This is based on an email I send my .NET team at work
Happy Friday,
Sorry for missing the last couple weeks. Today I want to show you ngrok.
ngrok
Have you ever wanted to let someone connect to a development version of your webapp and test something out? It’s a pain to configure IIS Express to allow external configurations, and to use real IIS you’d have to set up a deployment, configure a host binding, probably stop using SQL Server LocalDB and switch to SQL Express, and if the person wasn’t on the local network you’d be out of luck anyway.
Ngrok solves this problem by creating a public domain that tunnels into your local server.
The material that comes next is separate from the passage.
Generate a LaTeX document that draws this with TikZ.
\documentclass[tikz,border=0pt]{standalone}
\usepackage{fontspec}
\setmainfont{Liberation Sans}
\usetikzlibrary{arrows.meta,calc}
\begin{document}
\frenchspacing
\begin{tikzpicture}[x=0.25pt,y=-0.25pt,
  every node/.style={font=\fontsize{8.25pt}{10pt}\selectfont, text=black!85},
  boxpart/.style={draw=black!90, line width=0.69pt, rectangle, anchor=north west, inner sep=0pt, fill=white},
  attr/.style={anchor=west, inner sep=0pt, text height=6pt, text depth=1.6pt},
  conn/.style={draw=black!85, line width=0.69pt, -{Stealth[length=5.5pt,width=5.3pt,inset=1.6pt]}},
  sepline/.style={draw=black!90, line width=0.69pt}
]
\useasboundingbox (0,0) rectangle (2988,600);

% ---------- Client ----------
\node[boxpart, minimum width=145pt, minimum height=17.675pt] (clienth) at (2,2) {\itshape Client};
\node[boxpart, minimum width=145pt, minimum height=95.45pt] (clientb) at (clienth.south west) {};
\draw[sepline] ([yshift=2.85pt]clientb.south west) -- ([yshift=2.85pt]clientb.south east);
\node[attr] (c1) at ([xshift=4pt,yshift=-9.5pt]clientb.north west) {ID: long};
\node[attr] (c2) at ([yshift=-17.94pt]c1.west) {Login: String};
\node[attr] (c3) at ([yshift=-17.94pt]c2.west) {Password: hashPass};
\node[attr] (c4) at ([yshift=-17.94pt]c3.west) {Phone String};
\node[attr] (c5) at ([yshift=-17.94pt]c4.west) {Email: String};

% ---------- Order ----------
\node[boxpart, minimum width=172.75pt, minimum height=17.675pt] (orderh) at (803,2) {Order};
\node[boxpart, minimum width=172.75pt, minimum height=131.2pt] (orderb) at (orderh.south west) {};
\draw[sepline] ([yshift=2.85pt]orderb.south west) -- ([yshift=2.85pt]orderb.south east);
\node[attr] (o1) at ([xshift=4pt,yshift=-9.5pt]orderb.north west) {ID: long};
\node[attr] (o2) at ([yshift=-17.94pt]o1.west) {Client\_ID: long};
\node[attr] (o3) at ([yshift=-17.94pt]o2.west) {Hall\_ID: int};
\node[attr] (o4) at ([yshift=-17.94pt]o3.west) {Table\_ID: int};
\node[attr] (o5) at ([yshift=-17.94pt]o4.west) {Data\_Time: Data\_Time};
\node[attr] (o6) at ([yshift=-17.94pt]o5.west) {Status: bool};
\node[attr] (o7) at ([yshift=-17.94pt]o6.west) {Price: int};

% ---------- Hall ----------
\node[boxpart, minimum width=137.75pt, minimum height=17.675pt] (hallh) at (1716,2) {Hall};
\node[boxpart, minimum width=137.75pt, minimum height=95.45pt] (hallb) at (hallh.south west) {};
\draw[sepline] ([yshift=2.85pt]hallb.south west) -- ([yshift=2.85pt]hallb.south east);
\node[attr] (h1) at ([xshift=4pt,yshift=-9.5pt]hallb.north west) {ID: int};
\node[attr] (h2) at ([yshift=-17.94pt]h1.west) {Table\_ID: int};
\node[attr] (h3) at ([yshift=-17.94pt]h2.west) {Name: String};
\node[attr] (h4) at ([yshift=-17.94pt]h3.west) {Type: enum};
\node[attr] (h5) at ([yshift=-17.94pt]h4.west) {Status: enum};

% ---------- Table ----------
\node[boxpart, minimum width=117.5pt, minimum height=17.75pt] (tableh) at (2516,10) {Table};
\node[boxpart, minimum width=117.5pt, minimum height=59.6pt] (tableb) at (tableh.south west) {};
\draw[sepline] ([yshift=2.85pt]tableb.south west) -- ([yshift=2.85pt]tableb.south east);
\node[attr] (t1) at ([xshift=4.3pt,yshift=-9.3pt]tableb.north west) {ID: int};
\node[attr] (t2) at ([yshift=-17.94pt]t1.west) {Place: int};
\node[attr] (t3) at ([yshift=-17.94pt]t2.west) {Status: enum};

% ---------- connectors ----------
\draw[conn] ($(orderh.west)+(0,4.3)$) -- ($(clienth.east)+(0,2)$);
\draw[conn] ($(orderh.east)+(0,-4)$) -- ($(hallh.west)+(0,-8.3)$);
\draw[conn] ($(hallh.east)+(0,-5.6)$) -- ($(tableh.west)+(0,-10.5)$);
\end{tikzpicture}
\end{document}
For windows you just have to unzip a package and open a command line
prompt inside that extracted folder. Run ngrok.exe
to see the help
message:
1 | c:\apps>ngrok |
So if you wanted to debug a site in IIS Express running on port 55204, you
would run ngrok http 55204
:
1 | ngrok by @inconshreveable (Ctrl+C to quit) |
Now you just need to point your browser, or your mobile device at http://4ae9df86.ngrok.io to get your site running.
Oops. Now you get 400 Bad Request with a message about a bad host name.
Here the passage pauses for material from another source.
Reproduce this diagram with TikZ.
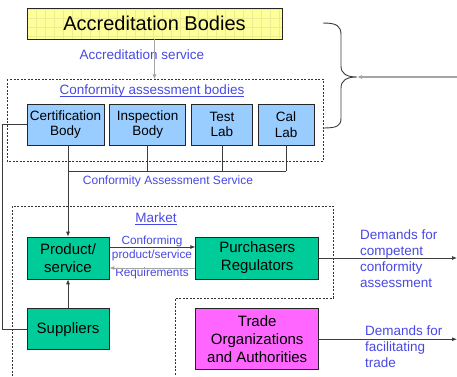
\documentclass[tikz,border=0pt]{standalone}
\usepackage{fontspec}
\setmainfont{Liberation Sans}
\usetikzlibrary{
  arrows.meta, % for small arrow heads
  backgrounds,
  positioning,
}
\definecolor{accyellow}{RGB}{255,255,153}
\definecolor{gridyellow}{RGB}{236,236,150}
\definecolor{cabblue}{RGB}{153,204,255}
\definecolor{mktgreen}{RGB}{0,204,153}
\definecolor{trademagenta}{RGB}{255,102,255}
\definecolor{lblblue}{RGB}{72,72,228}
\definecolor{lineg}{RGB}{60,60,60}
\definecolor{lightg}{RGB}{165,165,165}

\tikzset{
  box/.style={draw=black!85, line width=0.7pt, inner sep=0pt, align=center},
  accbox/.style={box, minimum width=255pt, minimum height=31pt, font=\fontsize{20}{24}\selectfont},
  cabbox/.style={box, fill=cabblue, minimum height=41pt, font=\fontsize{13.5}{15.5}\selectfont},
  mktbox/.style={box, fill=mktgreen, minimum width=82pt, minimum height=42pt, font=\fontsize{15}{18}\selectfont},
  tradebox/.style={box, fill=trademagenta, minimum width=123pt, minimum height=61pt, font=\fontsize{15}{18}\selectfont},
  lbl/.style={text=lblblue, inner sep=0pt, font=\fontsize{13.5}{16}\selectfont},
  smalllbl/.style={lbl, font=\fontsize{11.8}{14}\selectfont},
  uline/.style={draw=lblblue, line width=0.7pt},
  dashbox/.style={draw=black!80, line width=0.8pt, dash pattern=on 2pt off 1.5pt},
  conn/.style={draw=lineg, line width=0.8pt},
  greyconn/.style={draw=lightg, line width=1.1pt},
  tip/.style={-{Latex[length=5pt, width=4pt, fill=black!85]}},
}

\begin{document}
\begin{tikzpicture}[x=1pt, y=-1pt]
  \useasboundingbox (0,0) rectangle (457,376);

  % accreditation body on top
  \node[accbox] (acc) at (154.5,23.5) {Accreditation Bodies};
  \begin{scope}[on background layer]
    \fill[accyellow] (acc.south west) rectangle (acc.north east);
    \clip (acc.south west) rectangle (acc.north east);
    \draw[gridyellow, line width=0.4pt, step=9pt] (acc.south west) grid (acc.north east);
  \end{scope}
  \node[lbl] (accsvc) at (142,55) {Accreditation service};
  \path (acc.south) ++(0,40) coordinate (cabtop);

  % conformity assessment bodies
  \draw[dashbox] (7,79) rectangle (323,161);
  \node[lbl] (cabtitle) at (152,91) {Conformity assessment bodies};
  \draw[uline] ([yshift=-2pt]cabtitle.base west) -- ([yshift=-2pt]cabtitle.base east);
  \node[cabbox, minimum width=77pt] (cb) at (65.5,124.5) {Certification\\Body};
  \node[cabbox, minimum width=76pt, right=5pt of cb] (ib) {Inspection\\Body};
  \node[cabbox, minimum width=61pt, right=5pt of ib] (tl) {Test\\Lab};
  \node[cabbox, minimum width=56pt, right=5pt of tl] (cl) {Cal\\Lab};
  \node[smalllbl, font=\fontsize{12}{14}\selectfont] (cassvc) at (168,181) {Conformity Assessment Service};

  % market
  \draw[dashbox] (12,376) -- (12,206) -- (333,206) -- (333,298) -- (175,298) -- (175,376);
  \node[lbl] (mkttitle) at (156,218) {Market};
  \draw[uline] ([yshift=-2pt]mkttitle.base west) -- ([yshift=-2pt]mkttitle.base east);
  \node[mktbox] (ps) at (68,258) {Product/\\service};
  \node[mktbox, minimum width=123pt, right=86pt of ps] (pr) {Purchasers\\Regulators};
  \node[mktbox, minimum height=41pt, below=29pt of ps] (sup) {Suppliers};
  \node[tradebox, below=29pt of pr] (tr) {Trade\\Organizations\\and Authorities};
  \node[smalllbl, align=center] (confps) at (152,248) {Conforming\\product/service};
  \node[smalllbl] (req) at (152,273.5) {Requirements};

  % demands on the right
  \node[lbl, align=left, anchor=west] (dem1) at (360,259) {Demands for\\competent\\conformity\\assessment};
  \node[lbl, align=left, anchor=west] (dem2) at (365,347) {Demands for\\facilitating\\trade};
  \coordinate (edge) at (457,0);
  \coordinate (bracetip) at (357,77);

  % connectors
  \draw[greyconn, tip] (acc.south) -- (cabtop);
  \path (cb.south) ++(0,26) coordinate (busy);
  \draw[conn, line width=1.1pt] (ps.north |- busy) -- (cl.south |- busy);
  \draw[conn] (cb.south -| ps.north) -- (ps.north |- busy);
  \draw[conn] (ib.south) -- (ib.south |- busy);
  \draw[conn] (tl.south) -- (tl.south |- busy);
  \draw[conn] (cl.south) -- (cl.south |- busy);
  \draw[conn, tip] (ps.north |- busy) -- (ps.north);
  \draw[conn] (cb.west) -| (2.5,0 |- sup.west) -- (sup.west);
  \draw[conn, tip] (sup) -- (ps);
  \draw[conn, tip] ([yshift=11pt]ps.east) -- ([yshift=11pt]pr.west);
  \draw[greyconn, line width=0.9pt, tip] ([yshift=-10pt]pr.west) -- ([yshift=-10pt]ps.east);
  \draw[conn, tip] (pr.east) -- (pr.east -| edge);
  \draw[conn, tip] (tr.east) -- (tr.east -| edge);

  % brace round both bodies
  \draw[conn, line width=0.9pt] (323,23) .. controls (337,23) and (341,26) .. (341,35) -- (341,66)
    .. controls (341,74) and (347,77) .. (bracetip)
    .. controls (347,77) and (341,80) .. (341,88) -- (341,118)
    .. controls (341,126) and (337,128) .. (323,128);
  \draw[greyconn, tip] (edge |- bracetip) -- (bracetip);
\end{tikzpicture}
\end{document}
The problem is that the ngrok passes through the public facing host name
(4ae9df86.ngrok.io
) as the HTTP Host header. IIS Express doesn’t bind
to that host, and so you get the 400.
Ngrok solves this with a flag to instruct the proxy to rewrite the host
header in-flight: ngrok http --host-header=rewrite 55204
. Now
everything works.
If you checkout http://localhost:4040 in your browser, you’ll find a history of requests that ngrok proxied. You can explore each request and response and even replay them for debugging.
Press CTRL+C
in the terminal to end the proxy.
I’ve found it really useful for debugging localhost sites on mobile devices. The website lists a few other use-cases and I’d encourage you to check it out.